Best Coverage of Occupy Wall St

United States
October 5, 2011 10:03pm CST
This is a current Live Updates at Huffingtonpost. http://www.huffingtonpost.com/2011/10/05/live-updates-occupy-wall-street_n_996655.html This is the central Occupy Wall Street site, they are livestreaming it too. It shows how you can help and send donations/food. http://occupywallst.org/ This shows the list of their demands. http://occupywallst.org/forum/specific-demand-and-action-list-for-washington-dc/ Here you can find your local protests. Now up to 404 cities in America. http://www.occupytogether.org/ Occupy Canada http://www.facebook.com/OccupyCanada Occupy Asia http://occupywallst.org/forum/occupy-asia-15-oct-global-solidarity/ Occupy Europe http://www.facebook.com/pages/Occupy-Europe/267662826590364?sk=wall I will post more as I get it, and as time allows. JOIN ONE!
1 person likes this
3 responses
@bobmnu (8157)
• United States
6 Oct 11
Your post of their demands was a list submitted by someone to the Occupy Wall Street Movement. You forgot to list another set of demands form the same website. http://occupywallst.org/forum/proposed-list-of-demands-for-occupy-wall-st-moveme/ This list includes: World wide debt forgiveness of all debt public and private. A $20.00 minimum wage Open Borders High Tariff on imported goods to make them competitive with higher US wages.
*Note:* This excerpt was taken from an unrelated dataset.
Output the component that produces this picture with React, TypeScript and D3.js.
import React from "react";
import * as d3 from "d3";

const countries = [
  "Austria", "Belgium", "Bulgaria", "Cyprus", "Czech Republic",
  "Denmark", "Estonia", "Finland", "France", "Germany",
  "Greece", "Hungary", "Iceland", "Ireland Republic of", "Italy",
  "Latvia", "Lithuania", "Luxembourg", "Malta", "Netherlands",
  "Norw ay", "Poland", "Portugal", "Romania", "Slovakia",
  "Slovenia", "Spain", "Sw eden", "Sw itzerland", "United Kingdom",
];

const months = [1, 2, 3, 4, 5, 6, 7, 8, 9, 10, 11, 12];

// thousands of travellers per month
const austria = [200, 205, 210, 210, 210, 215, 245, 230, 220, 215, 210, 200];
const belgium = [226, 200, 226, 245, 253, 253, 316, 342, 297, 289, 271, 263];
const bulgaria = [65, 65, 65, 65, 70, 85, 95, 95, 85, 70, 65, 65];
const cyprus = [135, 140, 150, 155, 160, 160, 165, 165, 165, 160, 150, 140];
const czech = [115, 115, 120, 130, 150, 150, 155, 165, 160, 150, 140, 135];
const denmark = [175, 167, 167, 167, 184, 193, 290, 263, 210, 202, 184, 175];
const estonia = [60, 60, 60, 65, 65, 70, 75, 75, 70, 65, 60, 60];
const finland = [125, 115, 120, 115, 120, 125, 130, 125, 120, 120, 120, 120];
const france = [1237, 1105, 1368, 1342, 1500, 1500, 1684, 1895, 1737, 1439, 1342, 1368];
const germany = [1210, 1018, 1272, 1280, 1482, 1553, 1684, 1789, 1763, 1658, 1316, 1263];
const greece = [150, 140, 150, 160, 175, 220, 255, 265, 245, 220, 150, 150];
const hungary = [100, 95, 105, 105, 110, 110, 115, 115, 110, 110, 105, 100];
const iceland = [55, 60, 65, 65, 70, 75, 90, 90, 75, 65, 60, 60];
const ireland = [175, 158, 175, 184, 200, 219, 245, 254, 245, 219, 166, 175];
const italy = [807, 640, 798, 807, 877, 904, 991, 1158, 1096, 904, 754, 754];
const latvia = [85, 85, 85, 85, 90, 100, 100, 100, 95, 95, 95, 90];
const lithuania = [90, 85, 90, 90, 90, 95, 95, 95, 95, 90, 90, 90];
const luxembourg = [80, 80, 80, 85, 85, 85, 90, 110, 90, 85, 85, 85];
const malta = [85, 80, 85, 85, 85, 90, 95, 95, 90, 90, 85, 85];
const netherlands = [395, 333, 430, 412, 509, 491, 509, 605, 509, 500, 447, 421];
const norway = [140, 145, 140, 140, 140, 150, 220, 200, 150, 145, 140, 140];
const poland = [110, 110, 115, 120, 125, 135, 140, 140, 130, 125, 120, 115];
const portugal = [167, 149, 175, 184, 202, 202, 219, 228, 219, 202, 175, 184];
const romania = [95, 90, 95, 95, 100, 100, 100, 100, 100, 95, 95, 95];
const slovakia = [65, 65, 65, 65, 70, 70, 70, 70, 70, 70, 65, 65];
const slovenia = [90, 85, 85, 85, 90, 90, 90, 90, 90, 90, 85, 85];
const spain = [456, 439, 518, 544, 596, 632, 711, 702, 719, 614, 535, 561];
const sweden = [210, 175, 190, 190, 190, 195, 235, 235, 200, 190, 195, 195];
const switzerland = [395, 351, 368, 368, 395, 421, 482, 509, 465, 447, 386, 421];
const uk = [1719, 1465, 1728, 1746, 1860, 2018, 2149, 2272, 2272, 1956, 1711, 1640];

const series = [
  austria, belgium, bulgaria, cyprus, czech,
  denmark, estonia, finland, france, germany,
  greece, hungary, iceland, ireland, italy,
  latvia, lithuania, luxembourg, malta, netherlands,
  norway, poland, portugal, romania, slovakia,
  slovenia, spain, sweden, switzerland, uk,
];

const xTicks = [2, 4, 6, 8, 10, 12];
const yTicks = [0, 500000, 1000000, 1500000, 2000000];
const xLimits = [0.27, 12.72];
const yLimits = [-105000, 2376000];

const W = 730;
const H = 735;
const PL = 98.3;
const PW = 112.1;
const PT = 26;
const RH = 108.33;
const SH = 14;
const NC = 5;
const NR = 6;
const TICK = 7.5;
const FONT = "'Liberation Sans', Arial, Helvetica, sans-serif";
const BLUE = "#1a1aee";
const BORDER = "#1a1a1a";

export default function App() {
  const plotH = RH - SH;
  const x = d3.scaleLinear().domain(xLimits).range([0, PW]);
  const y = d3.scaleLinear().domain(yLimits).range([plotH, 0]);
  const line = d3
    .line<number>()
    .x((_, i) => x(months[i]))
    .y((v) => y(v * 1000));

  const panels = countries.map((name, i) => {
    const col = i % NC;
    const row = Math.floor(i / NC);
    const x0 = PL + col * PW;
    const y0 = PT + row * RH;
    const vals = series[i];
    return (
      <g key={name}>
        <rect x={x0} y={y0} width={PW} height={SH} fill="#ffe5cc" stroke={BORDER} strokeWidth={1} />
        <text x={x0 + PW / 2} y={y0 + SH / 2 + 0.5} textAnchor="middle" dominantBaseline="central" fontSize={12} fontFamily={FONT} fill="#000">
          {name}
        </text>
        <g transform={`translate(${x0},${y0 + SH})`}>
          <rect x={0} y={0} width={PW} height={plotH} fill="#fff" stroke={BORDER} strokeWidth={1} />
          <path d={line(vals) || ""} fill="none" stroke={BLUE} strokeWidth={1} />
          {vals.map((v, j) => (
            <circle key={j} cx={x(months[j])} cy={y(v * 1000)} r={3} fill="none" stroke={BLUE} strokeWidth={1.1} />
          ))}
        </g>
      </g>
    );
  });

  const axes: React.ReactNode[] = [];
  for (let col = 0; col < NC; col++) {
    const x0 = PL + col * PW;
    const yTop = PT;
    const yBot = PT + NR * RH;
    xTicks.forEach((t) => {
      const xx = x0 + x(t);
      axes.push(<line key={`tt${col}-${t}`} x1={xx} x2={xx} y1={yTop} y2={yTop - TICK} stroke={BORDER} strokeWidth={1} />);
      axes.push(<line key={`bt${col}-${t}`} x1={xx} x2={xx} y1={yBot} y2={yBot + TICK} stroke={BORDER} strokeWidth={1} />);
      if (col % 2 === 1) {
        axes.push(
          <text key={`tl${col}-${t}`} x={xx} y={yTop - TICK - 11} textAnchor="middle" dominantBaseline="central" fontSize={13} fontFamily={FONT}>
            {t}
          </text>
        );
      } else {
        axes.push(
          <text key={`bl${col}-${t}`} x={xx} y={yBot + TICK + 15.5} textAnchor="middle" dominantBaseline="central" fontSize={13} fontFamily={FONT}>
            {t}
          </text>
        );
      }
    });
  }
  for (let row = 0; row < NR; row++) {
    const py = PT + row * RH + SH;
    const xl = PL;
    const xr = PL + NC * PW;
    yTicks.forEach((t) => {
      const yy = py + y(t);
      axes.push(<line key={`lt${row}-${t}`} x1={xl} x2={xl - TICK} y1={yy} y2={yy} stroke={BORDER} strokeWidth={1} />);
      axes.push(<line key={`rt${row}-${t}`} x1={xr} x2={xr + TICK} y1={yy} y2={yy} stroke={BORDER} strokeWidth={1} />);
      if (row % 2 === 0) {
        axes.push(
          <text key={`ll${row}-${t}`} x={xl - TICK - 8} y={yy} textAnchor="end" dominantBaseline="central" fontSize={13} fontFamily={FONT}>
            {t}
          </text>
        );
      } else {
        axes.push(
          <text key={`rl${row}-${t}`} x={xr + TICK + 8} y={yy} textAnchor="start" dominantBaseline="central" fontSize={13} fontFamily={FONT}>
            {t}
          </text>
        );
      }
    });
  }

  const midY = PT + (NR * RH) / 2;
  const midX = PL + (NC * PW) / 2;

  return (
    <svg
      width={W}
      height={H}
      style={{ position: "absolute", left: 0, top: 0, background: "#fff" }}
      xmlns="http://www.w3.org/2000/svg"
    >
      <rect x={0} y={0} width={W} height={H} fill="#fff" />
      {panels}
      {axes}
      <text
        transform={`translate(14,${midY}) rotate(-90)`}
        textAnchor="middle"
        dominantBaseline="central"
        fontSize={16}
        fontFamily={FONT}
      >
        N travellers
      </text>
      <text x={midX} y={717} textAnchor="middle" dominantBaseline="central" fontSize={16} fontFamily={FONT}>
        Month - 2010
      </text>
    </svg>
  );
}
One trillion dollars to rebuild infrastructure One trillion dollars to ecological restoration including the natural flow of rivers (New Orleans would be gone) Single payer health insurance N o secret ballot for Union elections Are these things that you can support?
@Taskr36 (13963)
• United States
6 Oct 11
Lol! That read was a freaking riot Bob! I wouldn't be surprised if Ladybug herself wrote it.
@trruk1 (1028)
• United States
10 Oct 11
Typical. If you don't like what you read, and I don't see any evidence that you actually bothered to read any of it, just make something up.
@trruk1 (1028)
• United States
10 Oct 11
Some have pointed out similarities between these folks and the ones at Tea Party rallies. The specifics of what they are trying to accomplish are vague, and there does not seem to be much in the way of organization and structure. Those comparisons are valid, but there is one huge difference between these people and the Tea Party followers: the folks who are occupying Wall Street are mostly very smart and very well-educated. Fox News did an interview with one, a guy who looked like a truck driver. The reporter did not how to handle him, because he was smart, articulate, and clear about his vision of the way things have gone in this country. Fox decided not to air the interview (surprise! surprise! Fox News is biased! A real shocker!) and they pulled it from their website. Somebody copied it before they pulled it and it was shown--on another network.
@Taskr36 (13963)
• United States
10 Oct 11
Clearly you haven't seen enough of these people. Much like the Tea Parties, there are some very intelligent people, and some complete morons. To me the bigger difference is that the Tea Party seemed to understand how to really affect change by going to town halls, talking about policy, and addressing genuine concerns. All I've see from these people is a bunch of whining about people on Wall Street having jobs and money when they don't. Vandalizing public and private property, while screaming at people on Wall Street won't promote their cause. If their supposed goals are real, than congress is who they should be yelling at, not private citizens on Wall Street.
@mensab (4200)
• Philippines
6 Oct 11
the media is frenzied by the protesters who decided to occupy the wall street. despite of the arrests, protesters stubbornly occupied the streets around and leading to wall street to express their opposition to favored position of bankers and financial institutions over the people. they wanted to bring and put back the people at the heart of governance.